Belgian defense attorney Jean-Pierre Kilenda told the judges the case was inadmissible because Ngudjolo had been tried for the same offenses by a Congolese court and acquitted in June 2004.
"He cannot be tried twice for the same crimes," Kilenda said. "There is nothing left for you but to acknowledge the fact that this case is inadmissible."
Kilenda also said that, should the court decide to continue with the case, it should release Ngudjolo pending his trial, for which no date has been set.
Prosecutors said they would respond to the court in writing, and judges did not comment on Kilenda's claims.
"Obviously, we will be opposing both applications -- admissibility as well as provisional release," deputy prosecutor Fatou Bensouda said.
Ngudjolo is the second suspect arrested in connection with the Bogoro attack. Last year, Congolese authorities handed over Germain Katanga, known as Simba, who is accused of leading the Patriotic Resistance force when it attacked Bogoro.

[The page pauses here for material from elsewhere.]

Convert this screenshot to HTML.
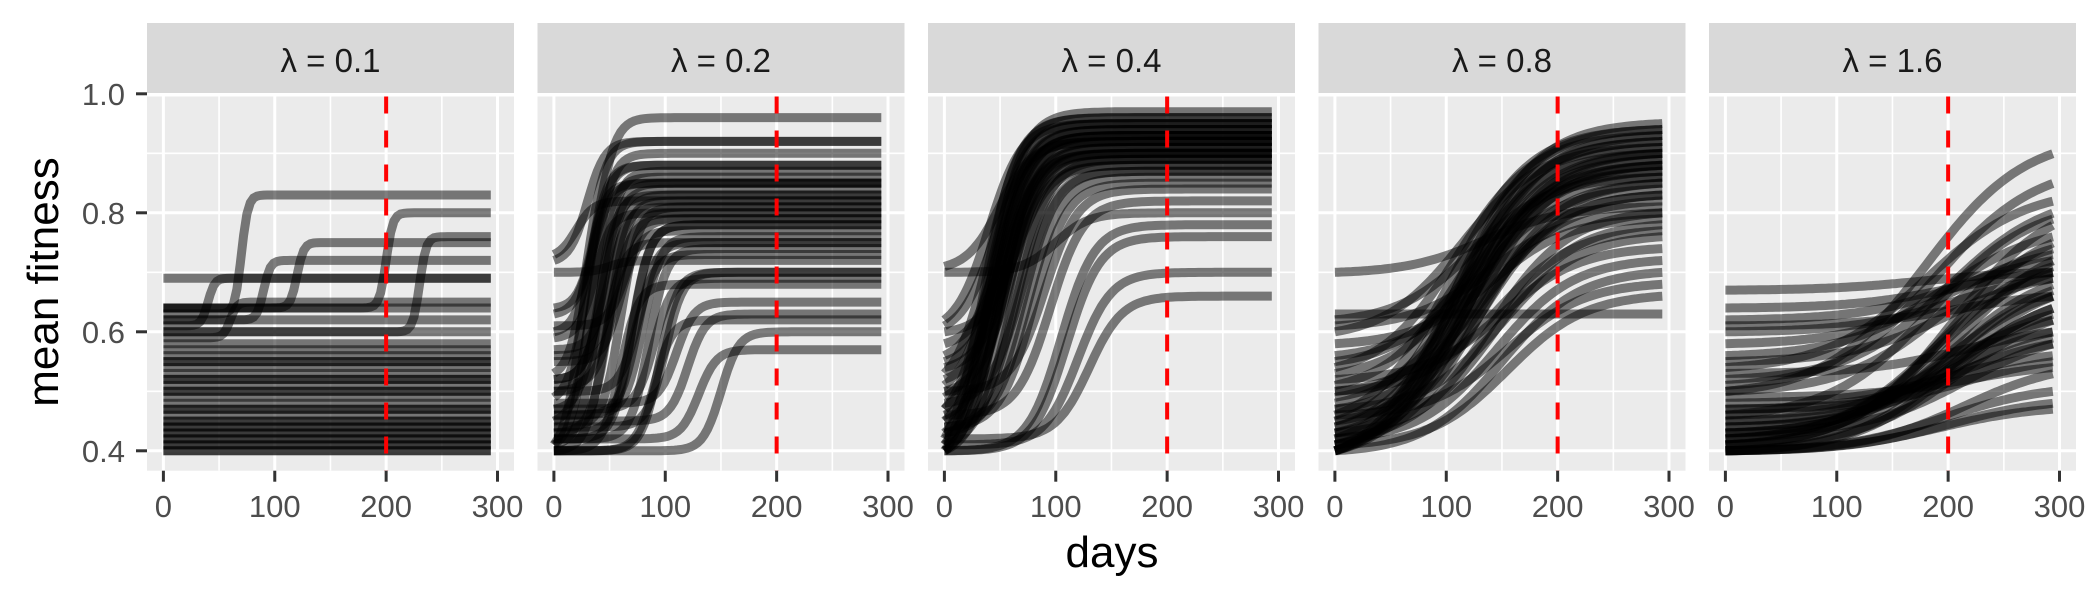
<!DOCTYPE html>
<html><head><meta charset="utf-8"><style>
html,body{margin:0;padding:0;background:#fff}
svg{display:block;font-family:"Liberation Sans",sans-serif}
</style></head><body>
<svg id="chart" width="2100" height="600" viewBox="0 0 2100 600">
<text x="58" y="282" transform="rotate(-90 58 282)" text-anchor="middle" font-size="44" fill="#000">mean fitness</text>
<text x="1112" y="567" text-anchor="middle" font-size="44" fill="#000">days</text>
<g id="panels"></g>
</svg>
<script>
const panelLabels = ["λ = 0.1","λ = 0.2","λ = 0.4","λ = 0.8","λ = 1.6"];
const xTicks = [0,100,200,300];
const yTicks = [0.4,0.6,0.8,1.0];
const yTickLabels = ["0.4","0.6","0.8","1.0"];
const cutoffDay = 200;
const lastDay = 295;
const steepness = [3,8,15,35,45];
const starts1 = [0.40,0.40,0.41,0.41,0.42,0.42,0.43,0.43,0.44,0.45,0.45,0.46,0.47,0.48,0.49,0.50,0.50,0.51,0.52,0.53,0.54,0.55,0.56,0.57,0.58,0.59,0.60,0.61,0.62,0.63,0.64,0.64,0.69,0.44,0.47,0.52,0.55,0.60,0.62,0.64];
const ends1   = [0.40,0.40,0.41,0.41,0.42,0.42,0.43,0.43,0.44,0.45,0.45,0.46,0.47,0.48,0.49,0.50,0.50,0.51,0.52,0.53,0.54,0.55,0.56,0.57,0.58,0.65,0.76,0.69,0.72,0.83,0.80,0.75,0.69,0.44,0.47,0.52,0.55,0.60,0.62,0.64];
const mids1   = [150,150,150,150,150,150,150,150,150,150,150,150,150,150,150,150,150,150,150,150,150,150,150,150,150,60,230,40,90,70,200,120,40,150,150,150,150,150,150,150];
const starts2 = [0.40,0.40,0.40,0.41,0.41,0.42,0.42,0.43,0.44,0.45,0.46,0.47,0.48,0.49,0.50,0.51,0.52,0.53,0.55,0.57,0.59,0.61,0.63,0.73,0.72,0.70,0.64,0.45,0.42,0.40,0.41,0.43,0.47,0.50,0.40,0.44,0.46,0.52,0.56,0.60];
const ends2   = [0.62,0.68,0.75,0.80,0.85,0.57,0.78,0.82,0.70,0.90,0.76,0.83,0.65,0.88,0.73,0.80,0.84,0.92,0.77,0.81,0.86,0.79,0.85,0.82,0.92,0.72,0.96,0.63,0.74,0.70,0.87,0.78,0.69,0.83,0.60,0.81,0.75,0.85,0.79,0.88];
const mids2   = [90,60,45,30,25,130,70,50,100,35,80,40,110,30,75,55,45,30,60,50,40,65,35,20,30,50,40,120,85,95,40,70,90,50,150,60,75,45,55,35];
const starts3 = [0.40,0.40,0.40,0.41,0.41,0.42,0.42,0.43,0.43,0.44,0.45,0.46,0.47,0.48,0.49,0.50,0.51,0.52,0.53,0.54,0.56,0.58,0.60,0.62,0.71,0.70,0.40,0.41,0.42,0.44,0.45,0.47,0.50,0.40,0.41,0.43,0.46,0.55,0.40,0.61];
const ends3   = [0.92,0.95,0.90,0.93,0.88,0.96,0.91,0.94,0.89,0.86,0.93,0.90,0.95,0.87,0.92,0.84,0.94,0.91,0.96,0.89,0.93,0.90,0.88,0.95,0.92,0.80,0.76,0.70,0.66,0.85,0.91,0.94,0.89,0.93,0.97,0.87,0.82,0.90,0.78,0.92];
const mids3   = [50,40,55,45,60,35,50,45,65,75,45,55,40,70,50,90,45,55,40,60,50,55,65,40,50,100,110,120,130,80,55,45,60,50,40,70,95,55,105,45];
const starts4 = [0.40,0.40,0.40,0.41,0.41,0.42,0.42,0.43,0.43,0.44,0.45,0.46,0.47,0.48,0.49,0.50,0.51,0.52,0.53,0.54,0.56,0.58,0.60,0.62,0.63,0.70,0.40,0.41,0.42,0.44,0.45,0.47,0.50,0.40,0.41,0.43,0.46,0.55,0.40,0.61];
const ends4   = [0.95,0.93,0.90,0.88,0.85,0.92,0.80,0.87,0.78,0.91,0.83,0.94,0.76,0.89,0.86,0.82,0.90,0.74,0.88,0.93,0.84,0.79,0.91,0.86,0.63,0.81,0.70,0.66,0.72,0.88,0.92,0.85,0.77,0.94,0.89,0.83,0.68,0.87,0.90,0.80];
const mids4   = [110,115,120,125,130,110,140,120,145,115,130,105,150,120,125,135,115,150,125,110,130,140,115,125,60,135,150,155,145,120,110,130,145,105,120,130,155,125,115,140];
const starts5 = [0.40,0.40,0.40,0.41,0.41,0.42,0.42,0.43,0.43,0.44,0.45,0.46,0.47,0.48,0.49,0.50,0.51,0.52,0.53,0.54,0.56,0.58,0.60,0.62,0.67,0.64,0.40,0.41,0.42,0.44,0.45,0.47,0.50,0.40,0.41,0.43,0.46,0.55,0.40,0.61];
const ends5   = [0.47,0.48,0.50,0.78,0.75,0.72,0.70,0.68,0.66,0.64,0.62,0.60,0.58,0.56,0.54,0.90,0.85,0.80,0.60,0.82,0.76,0.73,0.69,0.72,0.70,0.70,0.53,0.67,0.71,0.63,0.59,0.55,0.74,0.66,0.62,0.58,0.79,0.69,0.64,0.66];
const mids5   = [190,200,195,205,200,210,190,205,200,215,195,205,210,200,215,180,190,200,215,180,195,200,205,210,180,205,215,200,190,205,210,215,195,205,210,215,185,200,205,210];
const panelStarts = [starts1,starts2,starts3,starts4,starts5];
const panelEnds = [ends1,ends2,ends3,ends4,ends5];
const panelMids = [mids1,mids2,mids3,mids4,mids5];

const NS = "http://www.w3.org/2000/svg";
const PX0 = 147, PW = 367, PSTEP = 390.5, PTOP = 96.5, PBOT = 470.7;
function xScale(p, t){ return PX0 + p*PSTEP + 16.4 + t*1.1137; }
function yScale(v){ return 450.8 - (v-0.4)*595; }
function mk(tag, attrs, parent){ const e=document.createElementNS(NS,tag); for(const k in attrs) e.setAttribute(k,attrs[k]); parent.appendChild(e); return e; }
const root = document.getElementById('panels');
const defs = mk('defs',{},root);
for(let p=0;p<5;p++){
  const x0 = PX0 + p*PSTEP;
  const g = mk('g',{},root);
  
  
  const cp = mk('clipPath',{id:'clip'+p},defs);
  mk('rect',{x:x0,y:PTOP,width:PW,height:PBOT-PTOP},cp);
  const strip = mk('rect',{x:x0,y:23,width:PW,height:70,fill:'#d9d9d9'},g);
  
  
  const st = mk('text',{x:x0+PW/2,y:72,'text-anchor':'middle','font-size':33,fill:'#1a1a1a'},g);
  st.textContent = panelLabels[p];
  
  
  const bg = mk('rect',{x:x0,y:PTOP,width:PW,height:PBOT-PTOP,fill:'#ebebeb'},g);
  
  
  const grid = mk('g',{'clip-path':'url(#clip'+p+')'},g);
  [0.5,0.7,0.9].forEach(v=>mk('line',{x1:x0,x2:x0+PW,y1:yScale(v),y2:yScale(v),stroke:'#fff','stroke-width':1.6},grid));
  [50,150,250].forEach(t=>mk('line',{x1:xScale(p,t),x2:xScale(p,t),y1:PTOP,y2:PBOT,stroke:'#fff','stroke-width':1.6},grid));
  yTicks.forEach(v=>mk('line',{x1:x0,x2:x0+PW,y1:yScale(v),y2:yScale(v),stroke:'#fff','stroke-width':3},grid));
  xTicks.forEach(t=>mk('line',{x1:xScale(p,t),x2:xScale(p,t),y1:PTOP,y2:PBOT,stroke:'#fff','stroke-width':3},grid));
  const lines = mk('g',{'clip-path':'url(#clip'+p+')'},g);
  
  
  const S = panelStarts[p], E = panelEnds[p], M = panelMids[p], k = steepness[p];
  for(let i=0;i<S.length;i++){
    const sig = t=>1/(1+Math.exp(-(t-M[i])/k));
    const s0=sig(0), s1=sig(lastDay);
    let d='';
    for(let t=0;t<=lastDay;t+=3){
      const f=(sig(t)-s0)/(s1-s0);
      const v=S[i]+(E[i]-S[i])*f;
      d+=(t?'L':'M')+xScale(p,t).toFixed(1)+' '+yScale(v).toFixed(1);
    }
    const path = mk('path',{d:d,fill:'none',stroke:'#000','stroke-opacity':0.5,'stroke-width':9},lines);
    
    
  }
  const cut = mk('line',{x1:xScale(p,cutoffDay),x2:xScale(p,cutoffDay),y1:PTOP,y2:PBOT,stroke:'#ff0000','stroke-width':4,'stroke-dasharray':'17 17'},g);
  
  
  xTicks.forEach(t=>{
    mk('line',{x1:xScale(p,t),x2:xScale(p,t),y1:PBOT,y2:PBOT+11,stroke:'#333','stroke-width':3},g);
    const tl = mk('text',{x:xScale(p,t),y:517,'text-anchor':'middle','font-size':31,fill:'#4d4d4d'},g);
    tl.textContent = String(t);
    
    
  });
  if(p===0){
    yTicks.forEach((v,j)=>{
      mk('line',{x1:x0-11,x2:x0,y1:yScale(v),y2:yScale(v),stroke:'#333','stroke-width':3},g);
      const yl = mk('text',{x:125,y:yScale(v)+11,'text-anchor':'end','font-size':31,fill:'#4d4d4d'},g);
      yl.textContent = yTickLabels[j];
      
      
    });
  }
}
</script>
</body></html>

He has not yet entered a plea.
At a closed-door hearing that was scheduled to take place after press time yesterday, prosecutors were to seek to have the two suspects tried together.
Back-to-back wars in Congo from 1998 to 2002 drew in armies from half a dozen neighboring countries.
Sporadic fighting continues in the country's eastern border region, which is divided into zones controlled by rival factions.
At the time of his arrest, Ngudjolo was a colonel in the Congolese national army. Congolese President Joseph Kabila entered a power sharing deal with militia leaders to end the country's civil war and co-opted some of them into the national army.
Asked by the three-judge panel about his conditions of detention, Ngudjolo said he had no complaints, apart from the quality of the Dutch cooking he is served at the court's detention center.
"It doesn't agree with me," Ngudjolo said.